Group works to bring food cooperative to Catonsville

Group works to bring food cooperative to Catonsville
Members of the steering committee of the Catonsville Cooperative sort food and products at the Catonsville home of Megan Davis, a committee member. From left, Mike Souder, of Arbutus, Davis, Debbie Rosier, of Catonsville, Emily Souder, of Arbutus, and Shannon Thomas, of Catonsville, are preparing the items for future pickup by members of the co-op. (2011 photo)

Organizers of the Catonsville Cooperative Market have a vision of doing more than just bringing natural and organic foods to its members.

Toward that end, the organization will hold a do-it-yourself workshop Saturday, April 5, at Immanuel United Church of Christ, at 1905 Edmondson Ave.


The two-hour session, which starts at 1 p.m., will feature a number of activities and workshops on canning, composting and beer brewing. Tickets are $10 at the door. Proceeds go to the co-op.

Megan Davis, one of the founders of the co-op, will be among the presenters.
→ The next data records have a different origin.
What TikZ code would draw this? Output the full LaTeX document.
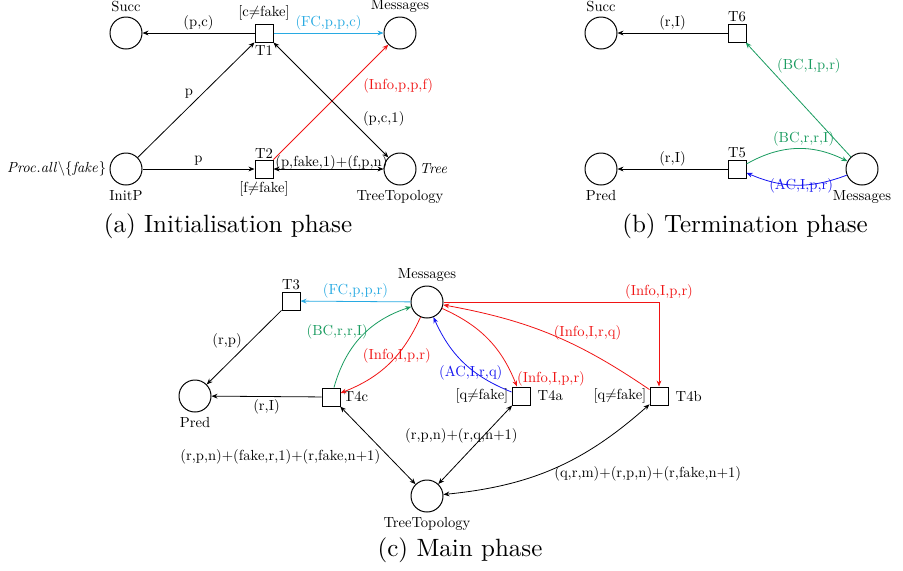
\documentclass[tikz,border=0pt]{standalone}
\usetikzlibrary{arrows.meta,positioning}
\definecolor{mycyan}{RGB}{40,170,226}
\definecolor{mygreen}{RGB}{25,155,95}
\definecolor{myblue}{RGB}{20,20,240}
\definecolor{myred}{RGB}{240,20,20}
\begin{document}
\begin{tikzpicture}[x=0.5pt,y=-0.5pt,
  lbl/.style={font=\fontsize{10}{12}\selectfont, scale=0.73, inner sep=2pt},
  place/.style={circle, draw, line width=0.5pt, minimum size=16pt, inner sep=0pt},
  trans/.style={rectangle, draw, line width=0.5pt, minimum size=9pt, inner sep=0pt},
  arcline/.style={-{Stealth[length=3pt,width=2.4pt]}, line width=0.4pt},
  darcline/.style={{Stealth[length=3pt,width=2.4pt]}-{Stealth[length=3pt,width=2.4pt]}, line width=0.4pt},
  captext/.style={font=\fontsize{10}{12}\selectfont, scale=1.25, inner sep=0pt}]
\useasboundingbox (0,0) rectangle (903,570);

% ---------- (a) ----------
\node[place] (SuccA) at (126,33) {};
\node[lbl, above=0.5pt of SuccA] {Succ};
\node[trans] (T1) at (264,33) {};
\node[lbl, above=0pt of T1] {[c$\neq$fake]};
\node[lbl, below=0pt of T1] {T1};
\node[place] (MsgA) at (400,33) {};
\node[lbl, above=0.5pt of MsgA] {Messages};
\node[place] (InitP) at (126,169) {};
\node[lbl, below=1pt of InitP] {InitP};
\node[lbl, left=0pt of InitP] {$\mathit{Proc.all}\backslash\{\mathit{fake}\}$};
\node[trans] (T2) at (264,169) {};
\node[lbl, above=-1pt of T2] {T2};
\node[lbl, below=0pt of T2] {[f$\neq$fake]};
\node[place] (TreeA) at (400,169) {};
\node[lbl, below=1pt of TreeA] {TreeTopology};
\node[lbl, right=0pt of TreeA] {\textit{Tree}};

\draw[arcline] (T1) -- node[lbl, above] {(p,c)} (SuccA);
\draw[arcline, mycyan] (T1) -- node[lbl, above] {(FC,p,p,c)} (MsgA);
\draw[arcline] (InitP) -- node[lbl, above left, pos=0.5, yshift=-1pt] {p} (T1);
\draw[arcline] (InitP) -- node[lbl, above] {p} (T2);
\draw[arcline, myred] (T2) -- node[lbl, pos=0.64, right=8pt, xshift=-2pt] {(Info,p,p,f)} (MsgA);
\draw[darcline] (T1) -- node[lbl, pos=0.63, right=7pt, yshift=-2.5pt] {(p,c,1)} (TreeA);
\draw[darcline] (T2) -- node[lbl, above=-2pt, pos=0.5, xshift=2pt] {(p,fake,1)+(f,p,n)} (TreeA);

\node[captext] at (228,226) {(a) Initialisation phase};

% ---------- (b) ----------
\node[place] (SuccB) at (601,33) {};
\node[lbl, above=0.5pt of SuccB] {Succ};
\node[trans] (T6) at (737,33) {};
\node[lbl, above=-1pt of T6] {T6};
\node[place] (PredB) at (601,169) {};
\node[lbl, below=1pt of PredB] {Pred};
\node[trans] (T5) at (737,169) {};
\node[lbl, above=-1pt of T5] {T5};
\node[place] (MsgB) at (862,169) {};
\node[lbl, below=1pt of MsgB] {Messages};

\draw[arcline] (T6) -- node[lbl, above] {(r,I)} (SuccB);
\draw[arcline] (T5) -- node[lbl, above] {(r,I)} (PredB);
\draw[arcline, mygreen] (MsgB) -- node[lbl, pos=0.8, right=1.4pt, xshift=3pt] {(BC,I,p,r)} (T6);
\draw[arcline, mygreen] (T5) to[bend left=28] node[lbl, pos=0.6, above=0pt, xshift=-2pt] {(BC,r,r,I)} (MsgB);
\draw[arcline, myblue] (MsgB) to[bend left=22] node[lbl, pos=0.45, above=-5.5pt] {(AC,I,p,r)} (T5);

\node[captext] at (745,226) {(b) Termination phase};

% ---------- (c) ----------
\node[place] (MsgC) at (427,302) {};
\node[lbl, above=0.5pt of MsgC] {Messages};
\node[trans] (T3) at (291,301) {};
\node[lbl, above=-1pt of T3] {T3};
\node[place] (PredC) at (195,396) {};
\node[lbl, below=1pt of PredC] {Pred};
\node[trans] (T4c) at (331,397) {};
\node[lbl, right=0pt of T4c] {T4c};
\node[trans] (T4a) at (521,396) {};
\node[lbl, right=2pt of T4a] {T4a};
\node[lbl, left=0pt of T4a] {[q$\neq$fake]};
\node[trans] (T4b) at (659,396) {};
\node[lbl, right=2pt of T4b] {T4b};
\node[lbl, left=0pt of T4b] {[q$\neq$fake]};
\node[place] (TreeC) at (427,496) {};
\node[lbl, below=1pt of TreeC] {TreeTopology};

\draw[arcline, mycyan] (MsgC) -- node[lbl, above] {(FC,p,p,r)} (T3);
\draw[arcline] (T3) -- node[lbl, above left, pos=0.45, xshift=-2pt, yshift=-5.5pt] {(r,p)} (PredC);
\draw[arcline] (T4c) -- node[lbl, below] {(r,I)} (PredC);
\draw[arcline, mygreen] (T4c) to[bend left=28] node[lbl, pos=0.45, left=-6.6pt, yshift=6pt] {(BC,r,r,I)} (MsgC);
\draw[arcline, myred] (MsgC) to[bend left=22] node[lbl, pos=0.5, xshift=5.5pt, yshift=5.5pt] {(Info,I,p,r)} (T4c);
\draw[arcline, myblue] (T4a) to[bend left=22] node[lbl, pos=0.3, left=-12.5pt, yshift=2pt] {(AC,I,r,q)} (MsgC);
\draw[arcline, myred] (MsgC) to[bend left=22] node[lbl, pos=0.88, right=1.4pt, yshift=-4pt] {(Info,I,p,r)} (T4a);
\draw[arcline, myred] (MsgC) -| node[lbl, pos=0.5, above] {(Info,I,p,r)} (T4b);
\draw[arcline, myred] (T4b) to[bend right=12] node[lbl, pos=0.31, above=4pt] {(Info,I,r,q)} (MsgC);
\draw[darcline] (T4c) -- node[lbl, pos=0.6, left=1pt, yshift=-2.5pt] {(r,p,n)+(fake,r,1)+(r,fake,n+1)} (TreeC);
\draw[darcline] (T4a) -- node[lbl, pos=0.39, xshift=-15pt] {(r,p,n)+(r,q,n+1)} (TreeC);
\draw[darcline] (T4b) to[bend left=18] node[lbl, pos=0.45, below right=0pt, xshift=-9pt] {(q,r,m)+(r,p,n)+(r,fake,n+1)} (TreeC);

\node[captext] at (460,550) {(c) Main phase};
\end{tikzpicture}
\end{document}
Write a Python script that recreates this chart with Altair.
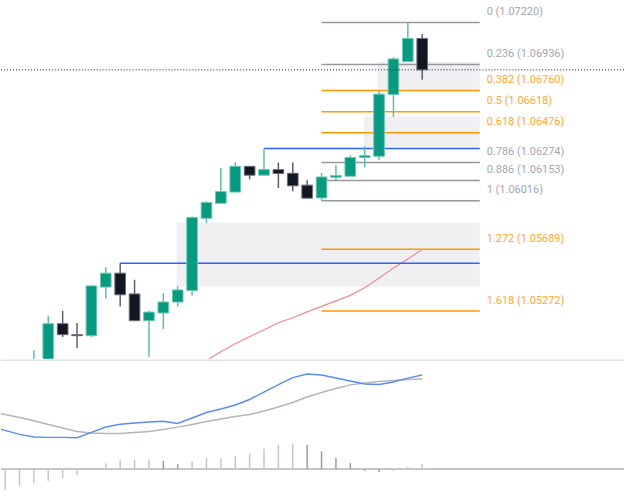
import altair as alt
import pandas as pd

# ---------------- data ----------------
idx = list(range(28))
opens  = [1.04870, 1.04880, 1.05187, 1.05113, 1.05106, 1.05434, 1.05528, 1.05388, 1.05207, 1.05259,
          1.05333, 1.05411, 1.05898, 1.05999, 1.06075, 1.06249, 1.06189, 1.06227, 1.06202, 1.06122,
          1.06036, 1.06175, 1.06182, 1.06308, 1.06317, 1.06734, 1.06956, 1.07112]
highs  = [1.05007, 1.05240, 1.05274, 1.05191, 1.05449, 1.05568, 1.05595, 1.05483, 1.05274, 1.05393,
          1.05442, 1.05911, 1.06014, 1.06238, 1.06274, 1.06249, 1.06370, 1.06274, 1.06274, 1.06155,
          1.06204, 1.06256, 1.06323, 1.06384, 1.06761, 1.06985, 1.07220, 1.07142]
lows   = [1.04840, 1.04860, 1.05097, 1.05021, 1.05097, 1.05357, 1.05303, 1.05207, 1.04963, 1.05151,
          1.05303, 1.05377, 1.05864, 1.05999, 1.06075, 1.06162, 1.06189, 1.06103, 1.06081, 1.06034,
          1.06016, 1.06149, 1.06182, 1.06241, 1.06294, 1.06581, 1.06956, 1.06833]
closes = [1.04930, 1.05187, 1.05113, 1.05106, 1.05442, 1.05528, 1.05382, 1.05207, 1.05265, 1.05333,
          1.05415, 1.05904, 1.06005, 1.06079, 1.06249, 1.06189, 1.06227, 1.06200, 1.06117, 1.06034,
          1.06177, 1.06187, 1.06308, 1.06321, 1.06736, 1.06974, 1.07112, 1.06900]

ma_idx = list(range(12, 28))
ma_vals = [1.04938, 1.04998, 1.05052, 1.05099, 1.05146, 1.05193, 1.05227, 1.05267,
           1.05304, 1.05341, 1.05378, 1.05429, 1.05496, 1.05563, 1.05624, 1.05688]

fib_levels = ["0", "0.236", "0.382", "0.5", "0.618", "0.786", "0.886", "1", "1.272", "1.618"]
fib_prices = [1.07220, 1.06936, 1.06760, 1.06618, 1.06476, 1.06274, 1.06153, 1.06016, 1.05689, 1.05272]
fib_kind   = ["g", "g", "o", "o", "o", "g", "g", "g", "o", "o"]
fib_start, fib_end = 20, 31

zone_x0  = [9.92, 22.96, 23.9]
zone_top = [1.05868, 1.06586, 1.06954]
zone_bot = [1.05436, 1.06379, 1.06760]

blue_x0    = [6, 16]
blue_price = [1.05595, 1.06370]

last_price = 1.06900

macd_idx = list(range(-3, 28))
macd = [10.7, 9.68, 8.68, 8.0, 7.93, 7.93, 7.85, 9.18, 10.55, 11.25, 11.55, 11.8, 12.0, 11.43, 12.8, 14.18,
        15.05, 16.05, 17.43, 19.3, 21.18, 22.93, 23.85, 23.6, 22.8, 22.05, 21.3, 21.18, 21.8, 22.8, 23.6]
signal = [14.4, 13.68, 12.93, 12.1, 11.18, 10.3, 9.43, 9.0, 8.93, 8.93, 9.18, 9.43, 9.93, 10.5, 11.18, 11.93,
          12.55, 13.18, 13.68, 14.55, 15.55, 16.68, 18.05, 19.18, 20.18, 21.1, 21.55, 21.93, 22.18, 22.43, 22.6]
hist = [-5.9, -5.33, -4.25, -3.65, -3.0, -2.25, -1.58, -0.25, 1.43, 2.33, 2.33, 2.33, 2.08, 1.18, 1.93, 2.75,
        2.75, 3.25, 3.83, 5.08, 6.08, 6.25, 6.08, 4.43, 2.75, 1.5, -0.43, -0.75, -0.5, 0.58, 1.25]

# ---------------- frames ----------------
W = 625
H1, H2 = 359, 139
XDOM = [-2.287, 41.03]
YDOM = [1.04951, 1.07366]
MDOM = [-7.33, 27.43]

cd = pd.DataFrame({"i": idx, "open": opens, "high": highs, "low": lows, "close": closes})
cd["dir"] = ["up" if c >= o else "down" for o, c in zip(opens, closes)]
cd["btop"] = cd[["open", "close"]].max(axis=1)
cd["bbot"] = cd[["open", "close"]].min(axis=1)

xs = alt.Scale(domain=XDOM, nice=False, zero=False)
ys = alt.Scale(domain=YDOM, nice=False, zero=False)
ms = alt.Scale(domain=MDOM, nice=False, zero=False)

X = lambda f: alt.X(f, type="quantitative", scale=xs, axis=None)
Y = lambda f: alt.Y(f, type="quantitative", scale=ys, axis=None)

zones = pd.DataFrame({"x0": zone_x0, "x1": [fib_end] * 3, "top": zone_top, "bot": zone_bot})
zone_layer = alt.Chart(zones).mark_rect(color="#f0f0f3", clip=True).encode(
    x=X("x0"), x2="x1", y=Y("top"), y2="bot")

blue = pd.DataFrame({"x0": blue_x0, "x1": [fib_end] * 2, "p": blue_price})
blue_layer = alt.Chart(blue).mark_rule(color="#2962ff", strokeWidth=1.5, clip=True).encode(
    x=X("x0"), x2="x1", y=Y("p"))

fib = pd.DataFrame({"lvl": fib_levels, "p": fib_prices, "kind": fib_kind,
                    "x0": [fib_start] * len(fib_levels), "x1": [fib_end] * len(fib_levels)})
fib["label"] = [f"{l} ({p:.5f})" for l, p in zip(fib_levels, fib_prices)]
line_col = alt.Color("kind:N", scale=alt.Scale(domain=["g", "o"], range=["#9598a1", "#ff9800"]), legend=None)
text_col = alt.Color("kind:N", scale=alt.Scale(domain=["g", "o"], range=["#a3a6af", "#ffa532"]), legend=None)
fib_lines = alt.Chart(fib).mark_rule(strokeWidth=1.5, clip=True).encode(
    x=X("x0"), x2="x1", y=Y("p"), color=line_col)
fib_text = alt.Chart(fib).mark_text(align="left", baseline="middle", dx=7, dy=-10.5,
                                    font="Roboto", fontSize=11).encode(
    x=X("x1"), y=Y("p"), text="label:N", color=text_col)

ma = pd.DataFrame({"i": ma_idx, "v": ma_vals})
ma_layer = alt.Chart(ma).mark_line(color="#f28b8f", strokeWidth=1.2, clip=True).encode(
    x=X("i"), y=Y("v"))

wick_col = alt.Color("dir:N", scale=alt.Scale(domain=["up", "down"], range=["#5dbfa9", "#5d606b"]), legend=None)
body_col = alt.Color("dir:N", scale=alt.Scale(domain=["up", "down"], range=["#089981", "#131722"]), legend=None)
stroke_col = alt.Stroke("dir:N", scale=alt.Scale(domain=["up", "down"], range=["#6cc8b3", "#6a6d78"]), legend=None)

wicks = alt.Chart(cd).mark_rule(strokeWidth=1.5, clip=True).encode(
    x=X("i"), y=Y("low"), y2="high", color=wick_col)
bodies = alt.Chart(cd).transform_calculate(
    xl="datum.i - 0.37", xr="datum.i + 0.37"
).mark_rect(clip=True, strokeWidth=1).encode(
    x=X("xl"), x2="xr", y=Y("btop"), y2="bbot", color=body_col, stroke=stroke_col)

price_line = alt.Chart(pd.DataFrame({"p": [last_price]})).mark_rule(
    color="#131722", strokeDash=[1, 2], strokeWidth=1).encode(
    x=alt.value(0), x2=alt.value(W), y=Y("p"))

upper = alt.layer(zone_layer, ma_layer, blue_layer, fib_lines, fib_text, wicks, bodies, price_line).properties(
    width=W, height=H1).resolve_scale(color="independent", stroke="independent")

# ---------------- MACD pane ----------------
md = pd.DataFrame({"i": macd_idx, "macd": macd, "signal": signal, "hist": hist})
md["zero"] = 0.0
prev = [None] + hist[:-1]
md["trend"] = ["rise" if (p is None or h >= p) else "fall" for h, p in zip(hist, prev)]

MX = lambda f: alt.X(f, type="quantitative", scale=xs, axis=None)
MY = lambda f: alt.Y(f, type="quantitative", scale=ms, axis=None)

sep = alt.Chart(pd.DataFrame({"z": [0]})).mark_rule(color="#e0e3eb", strokeWidth=1.5).encode(
    x=alt.value(0), x2=alt.value(W), y=alt.value(0.5))
zero_line = alt.Chart(pd.DataFrame({"z": [0.0]})).mark_rule(color="#b2b5be", strokeWidth=1.5).encode(
    x=alt.value(0), x2=alt.value(W), y=MY("z"))
hist_layer = alt.Chart(md).mark_rule(strokeWidth=1.5, clip=True).encode(
    x=MX("i"), y=MY("zero"), y2="hist",
    color=alt.Color("trend:N", scale=alt.Scale(domain=["rise", "fall"], range=["#c4c7ce", "#9a9da6"]), legend=None))
sig_layer = alt.Chart(md).mark_line(color="#b2b5be", strokeWidth=1.5, clip=True).encode(
    x=MX("i"), y=MY("signal"))
macd_layer = alt.Chart(md).mark_line(color="#5b8cf2", strokeWidth=1.5, clip=True).encode(
    x=MX("i"), y=MY("macd"))

lower = alt.layer(sep, zero_line, hist_layer, sig_layer, macd_layer).properties(width=W, height=H2)

chart = alt.vconcat(upper, lower, spacing=0).properties(
    padding=0, background="white"
).configure_view(strokeWidth=0).configure_concat(spacing=0)

chart.save("out.html", embed_options={"renderer": "svg", "actions": False})
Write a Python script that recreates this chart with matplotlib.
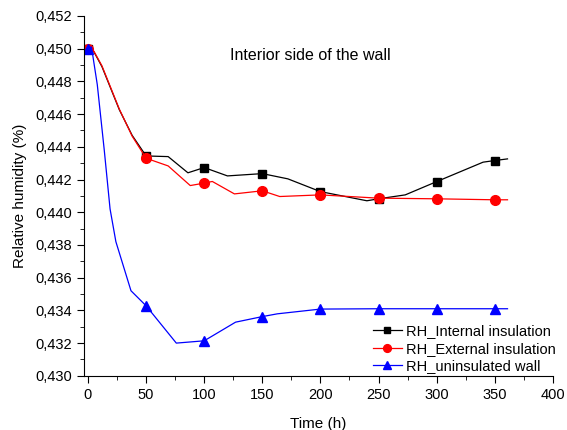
import numpy as np
import matplotlib.pyplot as plt
from matplotlib.ticker import MultipleLocator, FuncFormatter

plt.rcParams['font.family'] = ['Liberation Sans', 'DejaVu Sans']

# RH_Internal insulation
t_int = [0, 5, 12, 27, 38, 50, 69, 86, 100, 120, 150, 172, 200, 240, 250, 273, 300, 340, 350, 361]
rh_int = [0.4500, 0.44982, 0.44890, 0.44626, 0.44470, 0.44344, 0.44340, 0.44241, 0.44273, 0.44222,
          0.44236, 0.44204, 0.44126, 0.44070, 0.44082, 0.44106, 0.44187, 0.44306, 0.44316, 0.44326]

# RH_External insulation
t_ext = [0, 5, 12, 27, 38, 50, 69, 88, 100, 107, 126, 150, 165, 200, 250, 300, 350, 361]
rh_ext = [0.4500, 0.44985, 0.44895, 0.44630, 0.44465, 0.44330, 0.44283, 0.44163, 0.44178, 0.44188,
          0.44112, 0.44131, 0.44096, 0.44106, 0.44086, 0.44082, 0.44076, 0.44076]

# RH_uninsulated wall
t_un = [0, 3, 8, 14, 19, 24, 37, 50, 76, 100, 127, 150, 163, 200, 250, 300, 350, 361]
rh_un = [0.4500, 0.4501, 0.4478, 0.4438, 0.4402, 0.4382, 0.4352, 0.43428, 0.43200, 0.43214,
         0.43328, 0.43362, 0.43379, 0.43408, 0.43410, 0.43410, 0.43410, 0.43410]


def marks(t):
    return [i for i, v in enumerate(t) if v % 50 == 0]


fig = plt.figure(figsize=(5.67, 4.30), dpi=100)
ax = fig.add_axes([0.148, 0.126, 0.827, 0.837])

ax.plot(t_int, rh_int, color='black', lw=0.9, marker='s', ms=6,
        markevery=marks(t_int), label='RH_Internal insulation')
ax.plot(t_ext, rh_ext, color='red', lw=0.9, marker='o', ms=7,
        markevery=marks(t_ext), label='RH_External insulation')
ax.plot(t_un, rh_un, color='blue', lw=0.9, marker='^', ms=7.5,
        markevery=marks(t_un), label='RH_uninsulated wall')

ax.set_xlim(-3.5, 400)
ax.set_ylim(0.430, 0.452)
ax.xaxis.set_major_locator(MultipleLocator(50))
ax.xaxis.set_minor_locator(MultipleLocator(25))
ax.yaxis.set_major_locator(MultipleLocator(0.002))
ax.yaxis.set_minor_locator(MultipleLocator(0.001))
ax.yaxis.set_major_formatter(FuncFormatter(lambda v, p: f'{v:.3f}'.replace('.', ',')))

for s in ['top', 'right']:
    ax.spines[s].set_visible(False)
ax.tick_params(which='both', direction='out', labelsize=10.5)
ax.tick_params(which='major', length=5)
ax.tick_params(which='minor', length=3)

ax.set_xlabel('Time (h)', fontsize=11, labelpad=11)
ax.set_ylabel('Relative humidity (%)', fontsize=11, labelpad=6)
ax.text(191, 0.4496, 'Interior side of the wall', fontsize=11.5, ha='center', va='center')

ax.legend(loc='lower right', bbox_to_anchor=(1.035, -0.03), frameon=False, fontsize=10.5,
          handlelength=2.0, labelspacing=0.25, handletextpad=0.3, markerscale=0.8)

fig.savefig('out.png', dpi=100)
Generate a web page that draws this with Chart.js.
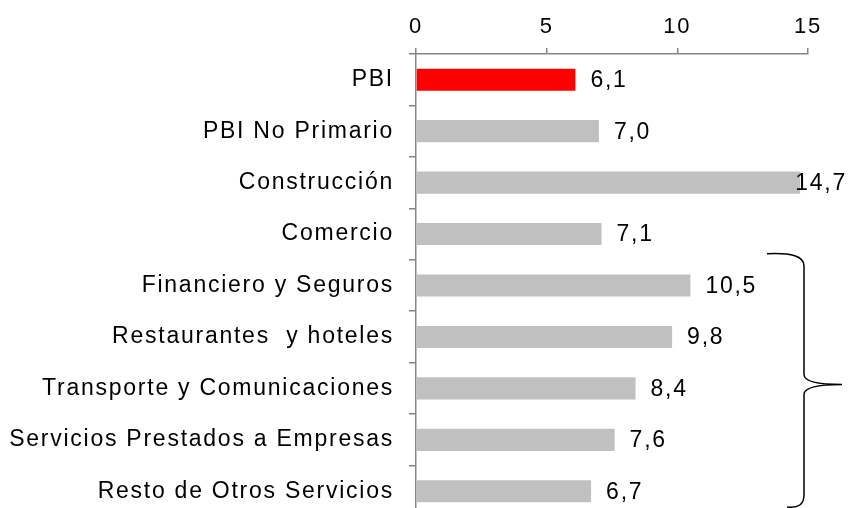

The Catonsville resident will be teaching a "household essentials" workshop on leaning methods that are more sustainable.

Davis said the idea to start a cooperative market surfaced because some in the area felt there was a need for a natural food store in Catonsville.

Davis said there is a demand for year-round natural and organic produce in Catonsville that the two area farmers markets that are open in the warmer months, Wednesdays on the Bloomsbury Community Center parking lot and Sundays in the 700 block of Frederick Road in the center of town, do not fulfill.

The closest Trader Joe's, for example, is in Columbia and the nearest Whole Foods is on Fleet Street in Baltimore City.

But the goal wasn't simply to start a store that provided organic and natural foods.

"It's not just about becoming a Trader Joe's, but offering services to the community," Davis said.

The cooperative market is envisioned as also offering natural and organic household items, non-produce items and beauty products.

In its third year, the Catonsville Cooperative Market runs a buying club in which members can purchase non-perishable items such as organic soaps and detergents, beauty products and dry goods at wholesale prices.

As a food cooperative, the organization is a business, owned by those who use it and operated for the benefit of its members.

There are currently about 150 members and more are welcome, said Holly Leon-Lierman, one of the leaders of the organization.

The cooperative's goal is to be member- and worker-owned, Leon-Lierman said.

"It's a hybrid model because the workers would also be invested and it's something that not all co-ops do," Leon-Lierman said.

The group is in the process of becoming an incorporated business and is working toward opening a storefront in Catonsville, which they expect will happen within the next three years, Leon-Lierman said.


They're putting together a business plan that should be ready by the end of the summer, Leon-Lierman said.

They'd like to offer members organic and locally grown produce and are reaching out to local farmers to see if any would like to sell their produce to their members, Leon-Lierman said.

Some farmers have expressed interest in selling their produce at the co-op once they have a storefront, she said.

Catonsville Cooperative Market has gained resources and support from the Food Co-op Initiative, a nonprofit established in 2005 that offers, "support to community groups across the county to help them organize new retail food cooperatives as efficiently and effectively as possible," according to its website.

There are roughly 325 cooperative grocery stores throughout the U.S. and about 200 in development, according to the website.